Claudia Escobar. PhD.
claudiaescobarm@alumni.harvard.edu

Ocurren situaciones en nuestra sociedad de tal brutalidad que nos hacen sentir que estamos viviendo una pesadilla. Hoy, una vez más, la violencia en Guatemala nos obliga a ver de frente una realidad de la cual quisiéramos huir.

Cada día cientos de niños y jóvenes guatemaltecos buscan un futuro lejos de su patria. Unos huyen de la violencia, otros de la falta de oportunidades y algunos más de la desesperanza. No son pocos los jóvenes de clase media o media alta que, a pesar de tener acceso a un buen nivel de educación y a oportunidades de desarrollo, también desean salir del país, porque vivir en Guatemala limita su potencial o porque la falta de libertad los asfixia.

Sin embargo, a pesar de las circunstancias, siempre hay jóvenes soñadores que creen que con su esfuerzo pueden transformar este país en uno más justo, más pacífico, más solidario, más próspero. Lamentablemente la violencia no permite que esos sueños florezcan.

Los hermanos mellizos Alejandro y Cristina Tobar Risco, que fueron brutalmente asesinados en Chiquimula a finales de febrero, junto a su amigo Mynor Palencia, eran dos chicos inteligentes, entusiastas, optimistas y emprendedores que amaban Guatemala. Su madre, una española que por muchos años trabajó en nuestro país, apoyando cientos de proyectos de cooperación internacional, es una mujer de una enorme templanza que les inculcó valores y principios sólidos. Su padre les contagió su pasión por el trabajo y su amor a Guatemala.

Cuando hace algunos años la madre por su trabajo regresó a España, Alejandro y Cristina decidieron voluntariamente quedarse a vivir con su papá en Chiquimula. Estos jóvenes que tenían un futuro brillante, tuvieron la opción de estudiar y vivir en el extranjero, pero optaron libremente quedarse en nuestra tierra. No hay duda que los muchachos eran unos líderes que impactaron positivamente en su comunidad, como lo testifican sus amigos y compañeros de estudios.

Para quienes tuvimos el privilegio de conocerlos y verles crecer, su muerte nos impacta profundamente. Pero también nos enfrenta a la cruda realidad que, en nuestro país estamos a años luz de un mundo civilizado; vivimos sumergidos en la época medieval donde la barbarie y la crueldad son las actitudes que prevalecen en nuestras relaciones.

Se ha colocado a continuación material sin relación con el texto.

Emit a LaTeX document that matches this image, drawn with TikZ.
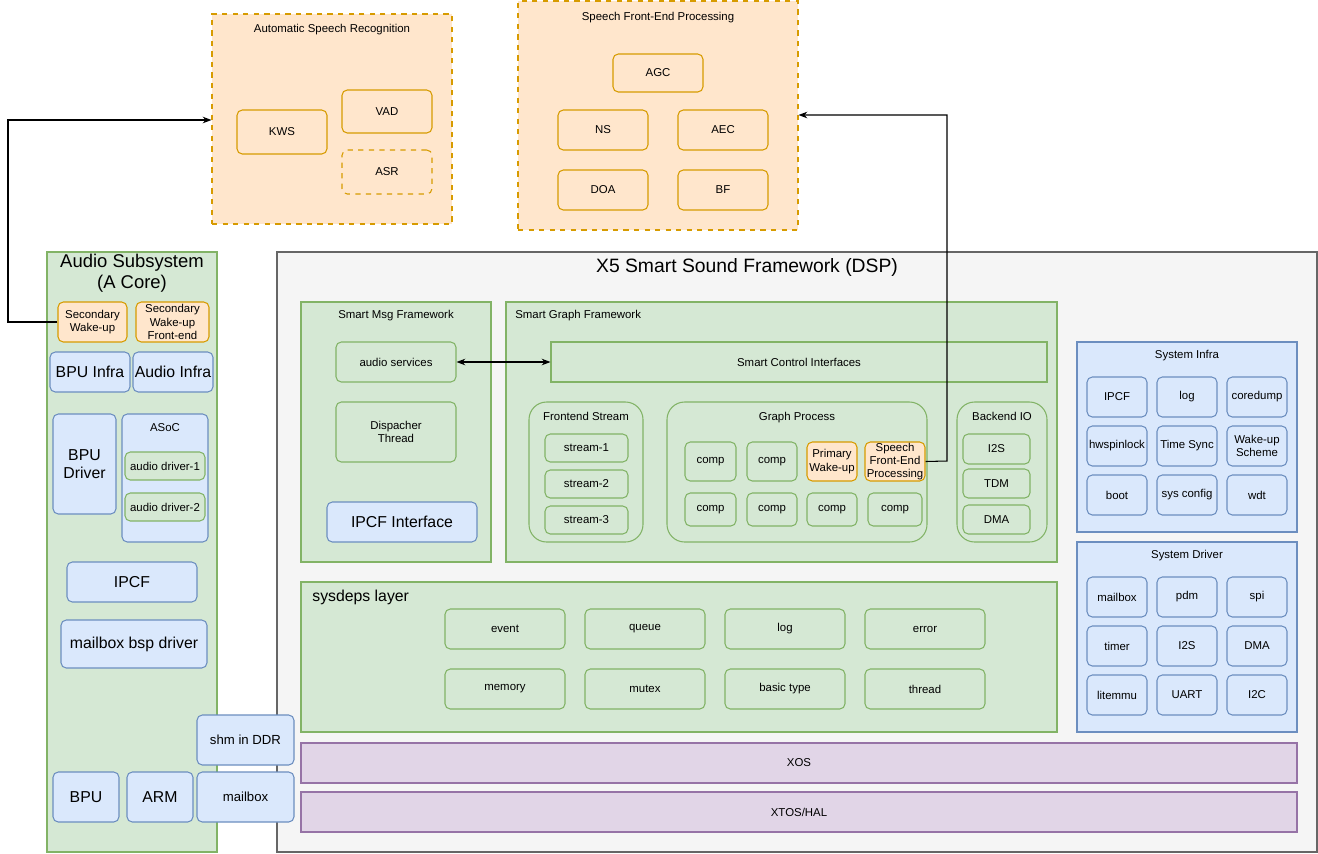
\documentclass[tikz,border=0pt]{standalone}
\usepackage{fontspec}
\setmainfont{Liberation Sans}
\usetikzlibrary{arrows.meta}
\definecolor{orfill}{HTML}{FFE6CC}\definecolor{ordraw}{HTML}{D79B00}
\definecolor{grfill}{HTML}{D5E8D4}\definecolor{grdraw}{HTML}{82B366}
\definecolor{blfill}{HTML}{DAE8FC}\definecolor{bldraw}{HTML}{6C8EBF}
\definecolor{pufill}{HTML}{E1D5E7}\definecolor{pudraw}{HTML}{9673A6}
\definecolor{gyfill}{HTML}{F5F5F5}\definecolor{gydraw}{HTML}{666666}
\tikzset{
  base/.style={draw,line width=0.6pt,inner sep=0pt,align=center,font=\fontsize{6.5}{7.5}\selectfont},
  or-box/.style={base,fill=orfill,draw=ordraw,rounded corners=3pt},
  or-frame/.style={base,fill=orfill,draw=ordraw,dashed},
  gr-box/.style={base,fill=grfill,draw=grdraw,rounded corners=3pt},
  gr-frame/.style={base,fill=grfill,draw=grdraw},
  bl-box/.style={base,fill=blfill,draw=bldraw,rounded corners=3pt},
  bl-frame/.style={base,fill=blfill,draw=bldraw},
  pu-frame/.style={base,fill=pufill,draw=pudraw},
  gy-frame/.style={base,fill=gyfill,draw=gydraw},
  big/.style={font=\fontsize{9}{10}\selectfont},
  title/.style={inner sep=0pt,align=center,font=\fontsize{6.5}{7.5}\selectfont},
  link/.style={line width=0.6pt,-{Stealth[length=5pt]}}
}
% box from pixel corners: style, name, x1, y1, x2, y2, text
\newcommand{\boxat}[7]{\node[#1,minimum width={((#5)-(#3))*0.02cm},minimum height={((#6)-(#4))*0.02cm}]
  (#2) at ({((#3)+(#5))/2},{((#4)+(#6))/2}) {#7};}
\begin{document}
\begin{tikzpicture}[x=0.02cm,y=-0.02cm]
    \useasboundingbox (0,0) rectangle (1318,853);
    % speech recognition
    \boxat{or-frame}{asr-f}{212}{14}{452}{224}{}
    \node[title] (asr-t) at (332,30) {Automatic Speech Recognition};
    \boxat{or-box}{kws}{237}{110}{327}{154}{KWS}
    \boxat{or-box}{vad}{342}{90}{432}{133}{VAD}
    \boxat{or-box,dashed}{asr}{342}{150}{432}{194}{ASR}
    % front-end processing
    \boxat{or-frame}{sfe-f}{518}{1}{798}{230}{}
    \node[title] (sfe-t) at (658,18) {Speech Front-End Processing};
    \boxat{or-box}{agc}{613}{54}{703}{92}{AGC}
    \boxat{or-box}{ns}{558}{110}{648}{150}{NS}
    \boxat{or-box}{aec}{678}{110}{768}{150}{AEC}
    \boxat{or-box}{doa}{558}{170}{648}{210}{DOA}
    \boxat{or-box}{bf}{678}{170}{768}{210}{BF}
    % audio subsystem
    \boxat{gr-frame}{aud-f}{47}{252}{217}{852}{}
    \node[title,font=\fontsize{10.5}{12}\selectfont] (aud-t) at (132,273) {Audio Subsystem\\(A Core)};
    \boxat{or-box}{sec-wk}{58}{302}{127}{342}{Secondary\\Wake-up}
    \boxat{or-box}{sec-fe}{136}{302}{209}{342}{Secondary\\Wake-up\\Front-end}
    \boxat{bl-box,big}{bpu-inf}{50}{352}{130}{392}{BPU Infra}
    \boxat{bl-box,big}{aud-inf}{133}{352}{213}{392}{Audio Infra}
    \boxat{bl-box,big}{bpu-drv}{53}{414}{116}{514}{BPU\\Driver}
    \boxat{bl-box}{asoc}{122}{414}{208}{542}{}
    \node[title] (asoc-t) at (165,428) {ASoC};
    \boxat{gr-box}{drv1}{125}{452}{205}{480}{audio driver-1}
    \boxat{gr-box}{drv2}{125}{493}{205}{521}{audio driver-2}
    \boxat{bl-box,big}{ipcf-a}{67}{562}{197}{602}{IPCF}
    \boxat{bl-box,big}{mbx-bsp}{61}{620}{207}{668}{mailbox bsp driver}
    \boxat{bl-box,big}{bpu}{53}{772}{119}{822}{BPU}
    \boxat{bl-box,big}{arm}{127}{772}{193}{822}{ARM}
    % X5 framework
    \boxat{gy-frame}{x5-f}{277}{252}{1317}{852}{}
    \node[title,font=\fontsize{11}{12}\selectfont] (x5-t) at (747,267) {X5 Smart Sound Framework (DSP)};
    \boxat{bl-box,font=\fontsize{7.5}{8.5}\selectfont}{shm}{197}{715}{294}{765}{shm in DDR}
    \boxat{bl-box,font=\fontsize{7.5}{8.5}\selectfont}{mbx}{197}{772}{294}{822}{mailbox}
    % msg framework
    \boxat{gr-frame}{msg-f}{301}{302}{491}{562}{}
    \node[title] (msg-t) at (396,316) {Smart Msg Framework};
    \boxat{gr-box}{svc}{336}{342}{456}{382}{audio services}
    \boxat{gr-box}{disp}{336}{402}{456}{462}{Dispacher\\Thread}
    \boxat{bl-box,big}{ipcf-if}{327}{502}{477}{542}{IPCF Interface}
    % graph framework
    \boxat{gr-frame}{graph-f}{506}{302}{1057}{562}{}
    \node[title,anchor=west] (graph-t) at (515,316) {Smart Graph Framework};
    \boxat{gr-frame}{ctrl}{551}{342}{1047}{382}{Smart Control Interfaces}
    \boxat{gr-box,rounded corners=10pt}{fes}{529}{402}{643}{542}{}
    \node[title] (fes-t) at (586,416) {Frontend Stream};
    \foreach \i/\y in {1/434,2/470,3/506}
      \boxat{gr-box}{st\i}{545}{\y}{628}{\y+28}{stream-\i};
    \boxat{gr-box,rounded corners=10pt}{gp}{667}{402}{927}{542}{}
    \node[title] (gp-t) at (797,418) {Graph Process};
    \boxat{gr-box}{c1}{685}{442}{736}{481}{comp}
    \boxat{gr-box}{c2}{747}{442}{797}{481}{comp}
    \boxat{or-box}{pwk}{807}{442}{857}{481}{Primary\\Wake-up}
    \boxat{or-box}{sfe}{865}{442}{925}{481}{Speech\\Front-End\\Processing}
    \boxat{gr-box}{c3}{685}{493}{736}{526}{comp}
    \boxat{gr-box}{c4}{747}{493}{797}{526}{comp}
    \boxat{gr-box}{c5}{807}{493}{857}{526}{comp}
    \boxat{gr-box}{c6}{868}{493}{922}{526}{comp}
    \boxat{gr-box,rounded corners=10pt}{bio}{957}{402}{1047}{542}{}
    \node[title] (bio-t) at (1002,416) {Backend IO};
    \boxat{gr-box}{i2s}{963}{434}{1030}{464}{I2S}
    \boxat{gr-box}{tdm}{963}{469}{1030}{498}{TDM}
    \boxat{gr-box}{dma}{963}{505}{1030}{534}{DMA}
    % sysdeps
    \boxat{gr-frame}{sys-f}{301}{582}{1057}{732}{}
    \node[title,big,anchor=west] (sys-t) at (312,597) {sysdeps layer};
    \foreach \n/\t [count=\k from 0] in {ev/event,qu/queue,lg/log,er/error}
      \boxat{gr-box}{\n}{445+140*\k}{609}{565+140*\k}{649}{\t};
    \foreach \n/\t [count=\k from 0] in {me/memory,mu/mutex,bt/basic type,th/thread}
      \boxat{gr-box}{\n}{445+140*\k}{669}{565+140*\k}{709}{\t};
    % system infra / driver
    \boxat{bl-frame}{inf-f}{1077}{342}{1297}{532}{}
    \node[title] (inf-t) at (1187,356) {System Infra};
    \foreach \t [count=\k from 0] in {IPCF,log,coredump}
      \boxat{bl-box}{inf0\k}{1087+70*\k}{377}{1147+70*\k}{417}{\t};
    \foreach \t [count=\k from 0] in {hwspinlock,Time Sync,Wake-up\\Scheme}
      \boxat{bl-box}{inf1\k}{1087+70*\k}{426}{1147+70*\k}{466}{\t};
    \foreach \t [count=\k from 0] in {boot,sys config,wdt}
      \boxat{bl-box}{inf2\k}{1087+70*\k}{475}{1147+70*\k}{515}{\t};
    \boxat{bl-frame}{drv-f}{1077}{542}{1297}{732}{}
    \node[title] (drv-t) at (1187,556) {System Driver};
    \foreach \t [count=\k from 0] in {mailbox,pdm,spi}
      \boxat{bl-box}{drv0\k}{1087+70*\k}{577}{1147+70*\k}{617}{\t};
    \foreach \t [count=\k from 0] in {timer,I2S,DMA}
      \boxat{bl-box}{drv1\k}{1087+70*\k}{626}{1147+70*\k}{666}{\t};
    \foreach \t [count=\k from 0] in {litemmu,UART,I2C}
      \boxat{bl-box}{drv2\k}{1087+70*\k}{675}{1147+70*\k}{715}{\t};
    % os layers
    \boxat{pu-frame}{xos}{301}{743}{1297}{783}{XOS}
    \boxat{pu-frame}{hal}{301}{792}{1297}{832}{XTOS/HAL}
    % connectors
    \draw[link] (sec-wk.west) -- (8,322) -- (8,120) -- (asr-f.west |- 0,120);
    \draw[link] (sfe.east) -- (947,461) -- (947,115) -- (sfe-f.east |- 0,115);
    \draw[link,{Stealth[length=5pt]}-{Stealth[length=5pt]}] (svc.east) -- (ctrl.west);
\end{tikzpicture}
\end{document}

Un pueblo que no es capaz de proteger y respetar la vida de sus niños y sus jóvenes, en donde la muerte de personas inocentes se cuenta por miles, no tiene futuro alguno.

No importa que tan altos sean nuestros muros de la indiferencia, ni cuántos guardias de seguridad cuiden las burbujas en que pretendemos encerrarnos, mientras la impunidad de estos crímenes sea la norma, tarde o temprano la realidad nos dará una bofetada en la cara y caeremos en la cuenta que hemos estado cavando nuestra propia tumba.

No existe explicación razonable para justificar estos hechos. Ante la tragedia de perder a un ser querido violentamente, no hay palabras de consuelo. ¿Cómo podemos dar el pésame a una madre que no podrá nunca más abrazar y besar a sus hijos? El cobarde asesinato de Alejandro, Cristina y Mynor; así como la muerte violenta de los niños Óscar Armando Top Cotzajay y Carlos Daniel Xiquin, que fueron secuestrados y asesinados en San Juan Sacatepéquez semanas atrás y la de muchos otros jóvenes y niños que han sido víctimas de la tragedia que enluta diariamente a las familias de nuestro país, no son hechos aislados; son síntomas claros de una sociedad gravemente enferma.